##### Task input #####
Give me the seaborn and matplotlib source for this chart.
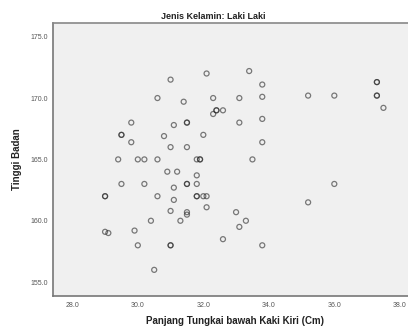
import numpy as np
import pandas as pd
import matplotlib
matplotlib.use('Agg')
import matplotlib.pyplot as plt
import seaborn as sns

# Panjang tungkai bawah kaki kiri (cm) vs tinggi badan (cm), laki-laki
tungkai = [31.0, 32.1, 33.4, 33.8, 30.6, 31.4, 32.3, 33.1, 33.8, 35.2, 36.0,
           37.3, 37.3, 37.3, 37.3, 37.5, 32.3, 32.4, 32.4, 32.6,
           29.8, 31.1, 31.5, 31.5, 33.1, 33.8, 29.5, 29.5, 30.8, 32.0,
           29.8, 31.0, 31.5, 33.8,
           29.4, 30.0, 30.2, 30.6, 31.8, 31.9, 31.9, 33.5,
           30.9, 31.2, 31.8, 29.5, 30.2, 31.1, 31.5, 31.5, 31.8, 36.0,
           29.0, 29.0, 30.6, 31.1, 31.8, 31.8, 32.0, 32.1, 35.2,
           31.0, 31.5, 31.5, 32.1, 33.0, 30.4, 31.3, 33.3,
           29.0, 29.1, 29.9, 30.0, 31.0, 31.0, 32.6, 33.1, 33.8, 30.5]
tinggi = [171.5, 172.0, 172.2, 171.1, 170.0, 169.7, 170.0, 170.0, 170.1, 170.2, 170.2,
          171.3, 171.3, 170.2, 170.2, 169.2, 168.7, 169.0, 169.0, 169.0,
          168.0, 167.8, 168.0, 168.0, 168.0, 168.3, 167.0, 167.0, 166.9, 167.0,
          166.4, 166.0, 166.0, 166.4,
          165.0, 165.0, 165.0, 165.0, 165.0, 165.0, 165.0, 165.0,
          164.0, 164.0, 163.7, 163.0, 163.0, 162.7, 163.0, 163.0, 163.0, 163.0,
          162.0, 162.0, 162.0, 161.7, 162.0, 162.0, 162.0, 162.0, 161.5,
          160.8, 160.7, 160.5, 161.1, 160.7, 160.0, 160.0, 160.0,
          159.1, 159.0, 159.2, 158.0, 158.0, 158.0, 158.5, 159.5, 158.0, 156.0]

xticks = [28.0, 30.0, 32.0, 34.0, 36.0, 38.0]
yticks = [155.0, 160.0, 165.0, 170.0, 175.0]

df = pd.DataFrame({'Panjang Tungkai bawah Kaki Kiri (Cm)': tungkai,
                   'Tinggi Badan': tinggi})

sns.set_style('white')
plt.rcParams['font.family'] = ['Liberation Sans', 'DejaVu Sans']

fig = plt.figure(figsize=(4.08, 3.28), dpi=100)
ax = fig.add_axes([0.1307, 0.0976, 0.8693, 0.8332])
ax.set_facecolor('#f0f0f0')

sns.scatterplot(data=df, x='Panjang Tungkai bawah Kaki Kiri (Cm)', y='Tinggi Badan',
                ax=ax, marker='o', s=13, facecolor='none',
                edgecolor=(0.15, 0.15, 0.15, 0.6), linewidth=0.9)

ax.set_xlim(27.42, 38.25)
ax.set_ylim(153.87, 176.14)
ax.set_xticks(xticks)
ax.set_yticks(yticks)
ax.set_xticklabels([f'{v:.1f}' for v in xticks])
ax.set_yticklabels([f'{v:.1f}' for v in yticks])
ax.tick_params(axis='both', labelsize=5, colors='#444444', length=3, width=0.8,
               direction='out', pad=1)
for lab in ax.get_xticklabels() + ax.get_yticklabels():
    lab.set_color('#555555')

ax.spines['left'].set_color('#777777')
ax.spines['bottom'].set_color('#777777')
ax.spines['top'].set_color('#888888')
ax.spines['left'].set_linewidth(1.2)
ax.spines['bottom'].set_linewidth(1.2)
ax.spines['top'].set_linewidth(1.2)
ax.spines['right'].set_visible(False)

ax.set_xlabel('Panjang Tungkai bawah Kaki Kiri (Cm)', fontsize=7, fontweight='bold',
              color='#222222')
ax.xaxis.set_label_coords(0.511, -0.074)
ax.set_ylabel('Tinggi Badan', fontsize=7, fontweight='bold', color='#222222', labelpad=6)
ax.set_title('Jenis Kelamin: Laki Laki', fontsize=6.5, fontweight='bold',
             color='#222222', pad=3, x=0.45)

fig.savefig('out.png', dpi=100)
#####
##### Task input #####
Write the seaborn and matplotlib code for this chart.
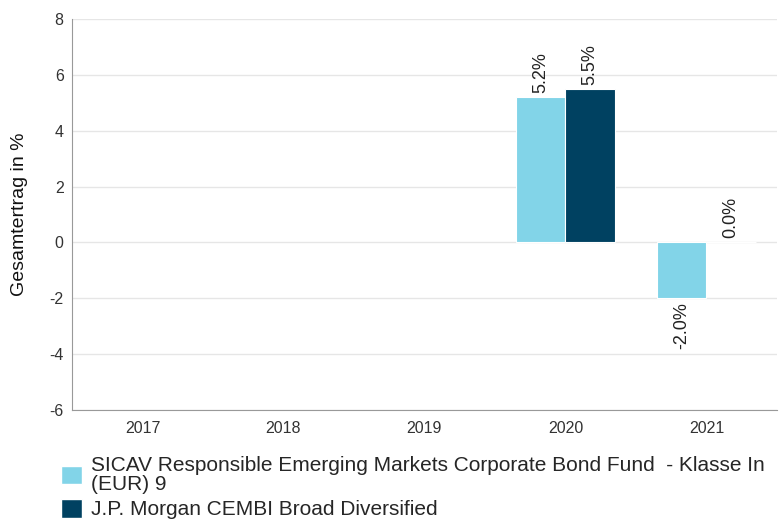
#####
**Given request:**
Give again, exactly as written above, every line from the one holding "Give me the" to the one holding "edgecolor=(0.15, 0.15, 0.15, 0.6), linewidth=0.9)", with both ends kept and the pictures left out.

**Completed task:**
Give me the seaborn and matplotlib source for this chart.
import numpy as np
import pandas as pd
import matplotlib
matplotlib.use('Agg')
import matplotlib.pyplot as plt
import seaborn as sns

# Panjang tungkai bawah kaki kiri (cm) vs tinggi badan (cm), laki-laki
tungkai = [31.0, 32.1, 33.4, 33.8, 30.6, 31.4, 32.3, 33.1, 33.8, 35.2, 36.0,
           37.3, 37.3, 37.3, 37.3, 37.5, 32.3, 32.4, 32.4, 32.6,
           29.8, 31.1, 31.5, 31.5, 33.1, 33.8, 29.5, 29.5, 30.8, 32.0,
           29.8, 31.0, 31.5, 33.8,
           29.4, 30.0, 30.2, 30.6, 31.8, 31.9, 31.9, 33.5,
           30.9, 31.2, 31.8, 29.5, 30.2, 31.1, 31.5, 31.5, 31.8, 36.0,
           29.0, 29.0, 30.6, 31.1, 31.8, 31.8, 32.0, 32.1, 35.2,
           31.0, 31.5, 31.5, 32.1, 33.0, 30.4, 31.3, 33.3,
           29.0, 29.1, 29.9, 30.0, 31.0, 31.0, 32.6, 33.1, 33.8, 30.5]
tinggi = [171.5, 172.0, 172.2, 171.1, 170.0, 169.7, 170.0, 170.0, 170.1, 170.2, 170.2,
          171.3, 171.3, 170.2, 170.2, 169.2, 168.7, 169.0, 169.0, 169.0,
          168.0, 167.8, 168.0, 168.0, 168.0, 168.3, 167.0, 167.0, 166.9, 167.0,
          166.4, 166.0, 166.0, 166.4,
          165.0, 165.0, 165.0, 165.0, 165.0, 165.0, 165.0, 165.0,
          164.0, 164.0, 163.7, 163.0, 163.0, 162.7, 163.0, 163.0, 163.0, 163.0,
          162.0, 162.0, 162.0, 161.7, 162.0, 162.0, 162.0, 162.0, 161.5,
          160.8, 160.7, 160.5, 161.1, 160.7, 160.0, 160.0, 160.0,
          159.1, 159.0, 159.2, 158.0, 158.0, 158.0, 158.5, 159.5, 158.0, 156.0]

xticks = [28.0, 30.0, 32.0, 34.0, 36.0, 38.0]
yticks = [155.0, 160.0, 165.0, 170.0, 175.0]

df = pd.DataFrame({'Panjang Tungkai bawah Kaki Kiri (Cm)': tungkai,
                   'Tinggi Badan': tinggi})

sns.set_style('white')
plt.rcParams['font.family'] = ['Liberation Sans', 'DejaVu Sans']

fig = plt.figure(figsize=(4.08, 3.28), dpi=100)
ax = fig.add_axes([0.1307, 0.0976, 0.8693, 0.8332])
ax.set_facecolor('#f0f0f0')

sns.scatterplot(data=df, x='Panjang Tungkai bawah Kaki Kiri (Cm)', y='Tinggi Badan',
                ax=ax, marker='o', s=13, facecolor='none',
                edgecolor=(0.15, 0.15, 0.15, 0.6), linewidth=0.9)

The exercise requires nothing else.